::: EXERCISE MATERIAL :::

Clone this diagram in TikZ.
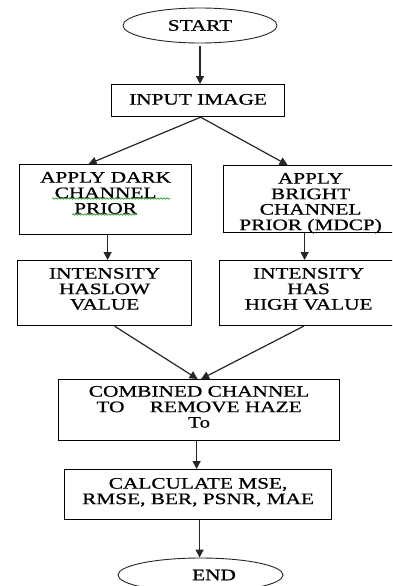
\documentclass[tikz,border=0pt]{standalone}
\usepackage{fontspec}
\setmainfont{Liberation Serif}[FakeStretch=1.33, FakeBold=0.8]
\usetikzlibrary{shapes.geometric, arrows.meta, decorations.pathmorphing}
\tikzstyle{startstop} = [ellipse, draw=black!85, line width=0.9pt, inner sep=0pt]
\tikzstyle{block} = [rectangle, draw, line width=1.2pt, inner sep=0pt, align=center, anchor=north west]
\tikzstyle{arrow} = [-{Triangle[length=8pt, width=8pt]}, line width=1.2pt, draw=black!85]
\tikzstyle{spell} = [draw=green!60!black, line width=0.6pt, decorate, decoration={snake, amplitude=0.7pt, segment length=3pt}]

\begin{document}
\begin{tikzpicture}[x=1pt, y=-1pt, font=\fontsize{16pt}{15.5pt}\selectfont]
    \clip (0,0) rectangle (392,586);

    % Start
    \node[startstop, minimum width=154pt, minimum height=35pt] (start) at (200,25.5) {START};

    % Input
    \node[block, minimum width=173pt, text width=173pt, text height=20pt, text depth=12pt] (input) at (111,84) {INPUT IMAGE};

    % Channel priors
    \node[block, minimum width=172pt, text width=172pt, text height=18pt, text depth=52pt] (dark) at (19,164) {APPLY DARK\\CHANNEL\\PRIOR};
    \node[block, minimum width=174pt, text width=174pt, text height=18pt, text depth=49pt] (bright) at (223,165) {APPLY\\BRIGHT\\CHANNEL\\PRIOR (MDCP)};

    % Intensity
    \node[block, minimum width=174pt, text width=174pt, text height=18pt, text depth=47pt] (low) at (17,260) {INTENSITY\\HASLOW\\VALUE};
    \node[block, minimum width=178pt, text width=178pt, text height=18pt, text depth=47pt] (high) at (219,260) {INTENSITY\\HAS\\HIGH VALUE};

    % Combined channel
    \node[block, minimum width=281pt, text width=281pt, text height=17pt, text depth=44pt] (combine) at (58,379) {COMBINED CHANNEL\\TO\hspace{20pt} REMOVE HAZE\\To};

    % Metrics
    \node[block, minimum width=267pt, text width=267pt, text height=19pt, text depth=31pt] (metrics) at (64,469) {CALCULATE MSE,\\RMSE, BER, PSNR, MAE};

    % End
    \node[startstop, minimum width=165pt, minimum height=34pt] (end) at (200.5,575) {\hspace*{27pt}END};

    % Arrows
    \draw[arrow] ([yshift=-3pt]start.south) -- (start.south |- input.north);
    \draw[arrow] ([xshift=2.5pt]input.south) -- ([xshift=-17pt]dark.north);
    \draw[arrow] ([xshift=2.5pt]input.south) -- ([xshift=-23pt]bright.north);
    \draw[arrow] ([xshift=2pt]dark.south) -- ([xshift=2pt]dark.south |- low.north);
    \draw[arrow] ([xshift=-6pt]bright.south) -- ([xshift=-6pt]bright.south |- high.north);
    \draw[arrow] ([xshift=10pt]low.south) -- ([xshift=-1.5pt]combine.north);
    \draw[arrow] ([xshift=-5pt]high.south) -- ([xshift=2pt]combine.north);
    \draw[arrow] ([xshift=-2.5pt]combine.south) -- ([xshift=-2.5pt]combine.south |- metrics.north);
    \draw[arrow] ([xshift=1.5pt]metrics.south) -- ([xshift=1.5pt]metrics.south |- end.north);

    % Spelling marks
    \draw[spell] (52,198.5) -- (170,198.5);
    \draw[spell] (72,214.5) -- (137,214.5);
\end{tikzpicture}
\end{document}
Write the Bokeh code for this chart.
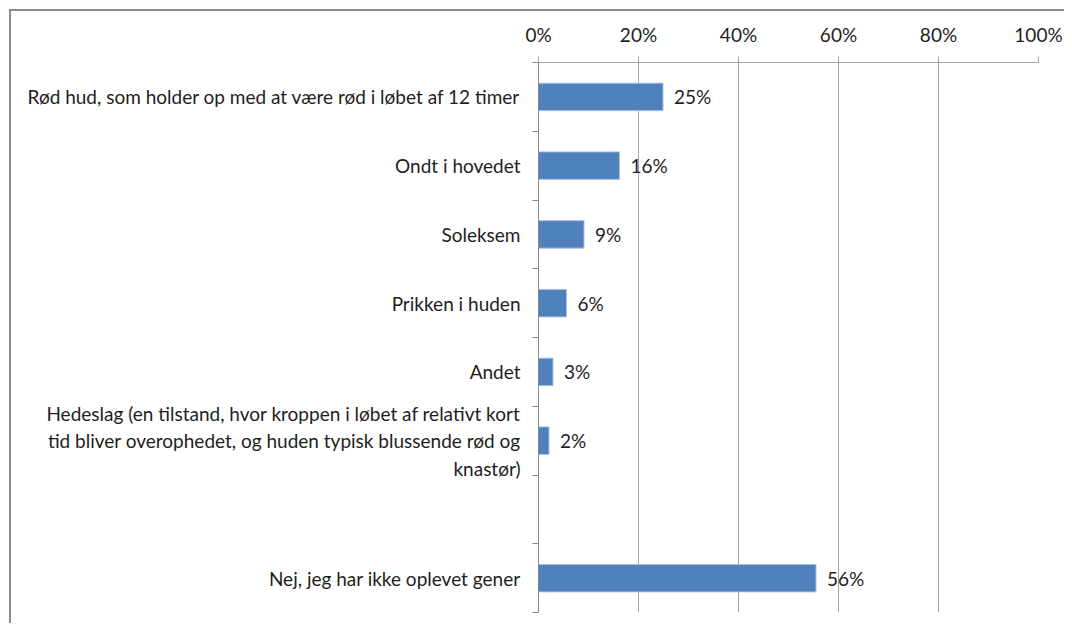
from bokeh.plotting import figure
from bokeh.models import ColumnDataSource, LabelSet, Range1d, FixedTicker, LinearAxis
from bokeh.core.properties import value
from bokeh.embed import file_html
from bokeh.resources import INLINE

# ---- data ----
categories = [
    "Rød hud, som holder op med at være rød i løbet af 12 timer",
    "Ondt i hovedet",
    "Soleksem",
    "Prikken i huden",
    "Andet",
    "Hedeslag (en tilstand, hvor kroppen i løbet af relativt kort\ntid bliver overophedet, og huden typisk blussende rød og\nknastør)",
    "",
    "Nej, jeg har ikke oplevet gener",
]
values = [24.9, 16.2, 9.1, 5.6, 2.9, 2.1, None, 55.5]
value_labels = ["25%", "16%", "9%", "6%", "3%", "2%", "", "56%"]
x_ticks = [0, 20, 40, 60, 80, 100]
x_tick_labels = ["0%", "20%", "40%", "60%", "80%", "100%"]

FONT = "Lato"
FS = "19px"
BAR_COLOR = "#4f81bd"
GRID = "#a6a6a6"
TEXT = "#1e1e1e"

n = len(categories)
pos = [i + 0.5 for i in range(n)]
bounds = [float(i) for i in range(n + 1)]

p = figure(width=1055, height=614, output_backend="svg", toolbar_location=None,
           x_range=Range1d(0, 100), y_range=Range1d(n, 0),
           x_axis_location=None, y_axis_location=None,
           min_border_left=527, min_border_right=28,
           min_border_top=51, min_border_bottom=13)
p.styles = {"margin-left": "9px", "margin-top": "9px",
            "border-top": "2px solid #8c8c8c", "border-left": "2px solid #8c8c8c"}
p.outline_line_color = None
p.background_fill_color = "white"
p.border_fill_color = "white"

# bars
by = [y for y, v in zip(pos, values) if v is not None]
bv = [v for v in values if v is not None]
bars = ColumnDataSource(dict(y=by, right=bv))
p.hbar(y="y", left=0, right="right", height=0.40, source=bars,
       fill_color=BAR_COLOR, line_color="#a9c1e2", line_width=1)

# top axis
xa = LinearAxis(ticker=FixedTicker(ticks=x_ticks))
xa.major_label_overrides = {t: l for t, l in zip(x_ticks, x_tick_labels)}
xa.axis_line_color = GRID
xa.major_tick_line_color = GRID
xa.major_tick_out = 6
xa.major_tick_in = 0
xa.minor_tick_line_color = None
xa.major_label_text_font = FONT
xa.major_label_text_font_size = FS
xa.major_label_text_color = TEXT
xa.major_label_standoff = 11
p.add_layout(xa, "above")

# left axis: labels at category centres, ticks at category boundaries
ya = LinearAxis(ticker=FixedTicker(ticks=pos, minor_ticks=bounds))
ya.major_label_overrides = {y: c for y, c in zip(pos, categories)}
ya.axis_line_color = "#888888"
ya.major_tick_line_color = None
ya.major_tick_out = 0
ya.major_tick_in = 0
ya.minor_tick_line_color = "#888888"
ya.minor_tick_out = 6
ya.minor_tick_in = 0
ya.major_label_text_font = FONT
ya.major_label_text_font_size = FS
ya.major_label_text_color = TEXT
ya.major_label_standoff = 12
p.add_layout(ya, "left")

p.xgrid.ticker = FixedTicker(ticks=x_ticks[1:])
p.xgrid.grid_line_color = GRID
p.ygrid.grid_line_color = None

# value labels
vl = ColumnDataSource(dict(x=bv, y=by,
                           t=[l for l, v in zip(value_labels, values) if v is not None]))
p.add_layout(LabelSet(x="x", y="y", text="t", source=vl, x_offset=11,
                      text_baseline="middle", text_font=value(FONT),
                      text_font_size=value(FS), text_color=TEXT))

open("out.html", "w").write(file_html(p, INLINE))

:::

> _EXERCISE_: Can you restate all the records above word for word while dropping the pictures?

> _OUTPUT OF THE EXERCISE_:
Clone this diagram in TikZ.
\documentclass[tikz,border=0pt]{standalone}
\usepackage{fontspec}
\setmainfont{Liberation Serif}[FakeStretch=1.33, FakeBold=0.8]
\usetikzlibrary{shapes.geometric, arrows.meta, decorations.pathmorphing}
\tikzstyle{startstop} = [ellipse, draw=black!85, line width=0.9pt, inner sep=0pt]
\tikzstyle{block} = [rectangle, draw, line width=1.2pt, inner sep=0pt, align=center, anchor=north west]
\tikzstyle{arrow} = [-{Triangle[length=8pt, width=8pt]}, line width=1.2pt, draw=black!85]
\tikzstyle{spell} = [draw=green!60!black, line width=0.6pt, decorate, decoration={snake, amplitude=0.7pt, segment length=3pt}]

\begin{document}
\begin{tikzpicture}[x=1pt, y=-1pt, font=\fontsize{16pt}{15.5pt}\selectfont]
    \clip (0,0) rectangle (392,586);

    % Start
    \node[startstop, minimum width=154pt, minimum height=35pt] (start) at (200,25.5) {START};

    % Input
    \node[block, minimum width=173pt, text width=173pt, text height=20pt, text depth=12pt] (input) at (111,84) {INPUT IMAGE};

    % Channel priors
    \node[block, minimum width=172pt, text width=172pt, text height=18pt, text depth=52pt] (dark) at (19,164) {APPLY DARK\\CHANNEL\\PRIOR};
    \node[block, minimum width=174pt, text width=174pt, text height=18pt, text depth=49pt] (bright) at (223,165) {APPLY\\BRIGHT\\CHANNEL\\PRIOR (MDCP)};

    % Intensity
    \node[block, minimum width=174pt, text width=174pt, text height=18pt, text depth=47pt] (low) at (17,260) {INTENSITY\\HASLOW\\VALUE};
    \node[block, minimum width=178pt, text width=178pt, text height=18pt, text depth=47pt] (high) at (219,260) {INTENSITY\\HAS\\HIGH VALUE};

    % Combined channel
    \node[block, minimum width=281pt, text width=281pt, text height=17pt, text depth=44pt] (combine) at (58,379) {COMBINED CHANNEL\\TO\hspace{20pt} REMOVE HAZE\\To};

    % Metrics
    \node[block, minimum width=267pt, text width=267pt, text height=19pt, text depth=31pt] (metrics) at (64,469) {CALCULATE MSE,\\RMSE, BER, PSNR, MAE};

    % End
    \node[startstop, minimum width=165pt, minimum height=34pt] (end) at (200.5,575) {\hspace*{27pt}END};

    % Arrows
    \draw[arrow] ([yshift=-3pt]start.south) -- (start.south |- input.north);
    \draw[arrow] ([xshift=2.5pt]input.south) -- ([xshift=-17pt]dark.north);
    \draw[arrow] ([xshift=2.5pt]input.south) -- ([xshift=-23pt]bright.north);
    \draw[arrow] ([xshift=2pt]dark.south) -- ([xshift=2pt]dark.south |- low.north);
    \draw[arrow] ([xshift=-6pt]bright.south) -- ([xshift=-6pt]bright.south |- high.north);
    \draw[arrow] ([xshift=10pt]low.south) -- ([xshift=-1.5pt]combine.north);
    \draw[arrow] ([xshift=-5pt]high.south) -- ([xshift=2pt]combine.north);
    \draw[arrow] ([xshift=-2.5pt]combine.south) -- ([xshift=-2.5pt]combine.south |- metrics.north);
    \draw[arrow] ([xshift=1.5pt]metrics.south) -- ([xshift=1.5pt]metrics.south |- end.north);

    % Spelling marks
    \draw[spell] (52,198.5) -- (170,198.5);
    \draw[spell] (72,214.5) -- (137,214.5);
\end{tikzpicture}
\end{document}
Write the Bokeh code for this chart.
from bokeh.plotting import figure
from bokeh.models import ColumnDataSource, LabelSet, Range1d, FixedTicker, LinearAxis
from bokeh.core.properties import value
from bokeh.embed import file_html
from bokeh.resources import INLINE

# ---- data ----
categories = [
    "Rød hud, som holder op med at være rød i løbet af 12 timer",
    "Ondt i hovedet",
    "Soleksem",
    "Prikken i huden",
    "Andet",
    "Hedeslag (en tilstand, hvor kroppen i løbet af relativt kort\ntid bliver overophedet, og huden typisk blussende rød og\nknastør)",
    "",
    "Nej, jeg har ikke oplevet gener",
]
values = [24.9, 16.2, 9.1, 5.6, 2.9, 2.1, None, 55.5]
value_labels = ["25%", "16%", "9%", "6%", "3%", "2%", "", "56%"]
x_ticks = [0, 20, 40, 60, 80, 100]
x_tick_labels = ["0%", "20%", "40%", "60%", "80%", "100%"]

FONT = "Lato"
FS = "19px"
BAR_COLOR = "#4f81bd"
GRID = "#a6a6a6"
TEXT = "#1e1e1e"

n = len(categories)
pos = [i + 0.5 for i in range(n)]
bounds = [float(i) for i in range(n + 1)]

p = figure(width=1055, height=614, output_backend="svg", toolbar_location=None,
           x_range=Range1d(0, 100), y_range=Range1d(n, 0),
           x_axis_location=None, y_axis_location=None,
           min_border_left=527, min_border_right=28,
           min_border_top=51, min_border_bottom=13)
p.styles = {"margin-left": "9px", "margin-top": "9px",
            "border-top": "2px solid #8c8c8c", "border-left": "2px solid #8c8c8c"}
p.outline_line_color = None
p.background_fill_color = "white"
p.border_fill_color = "white"

# bars
by = [y for y, v in zip(pos, values) if v is not None]
bv = [v for v in values if v is not None]
bars = ColumnDataSource(dict(y=by, right=bv))
p.hbar(y="y", left=0, right="right", height=0.40, source=bars,
       fill_color=BAR_COLOR, line_color="#a9c1e2", line_width=1)

# top axis
xa = LinearAxis(ticker=FixedTicker(ticks=x_ticks))
xa.major_label_overrides = {t: l for t, l in zip(x_ticks, x_tick_labels)}
xa.axis_line_color = GRID
xa.major_tick_line_color = GRID
xa.major_tick_out = 6
xa.major_tick_in = 0
xa.minor_tick_line_color = None
xa.major_label_text_font = FONT
xa.major_label_text_font_size = FS
xa.major_label_text_color = TEXT
xa.major_label_standoff = 11
p.add_layout(xa, "above")

# left axis: labels at category centres, ticks at category boundaries
ya = LinearAxis(ticker=FixedTicker(ticks=pos, minor_ticks=bounds))
ya.major_label_overrides = {y: c for y, c in zip(pos, categories)}
ya.axis_line_color = "#888888"
ya.major_tick_line_color = None
ya.major_tick_out = 0
ya.major_tick_in = 0
ya.minor_tick_line_color = "#888888"
ya.minor_tick_out = 6
ya.minor_tick_in = 0
ya.major_label_text_font = FONT
ya.major_label_text_font_size = FS
ya.major_label_text_color = TEXT
ya.major_label_standoff = 12
p.add_layout(ya, "left")

p.xgrid.ticker = FixedTicker(ticks=x_ticks[1:])
p.xgrid.grid_line_color = GRID
p.ygrid.grid_line_color = None

# value labels
vl = ColumnDataSource(dict(x=bv, y=by,
                           t=[l for l, v in zip(value_labels, values) if v is not None]))
p.add_layout(LabelSet(x="x", y="y", text="t", source=vl, x_offset=11,
                      text_baseline="middle", text_font=value(FONT),
                      text_font_size=value(FS), text_color=TEXT))

open("out.html", "w").write(file_html(p, INLINE))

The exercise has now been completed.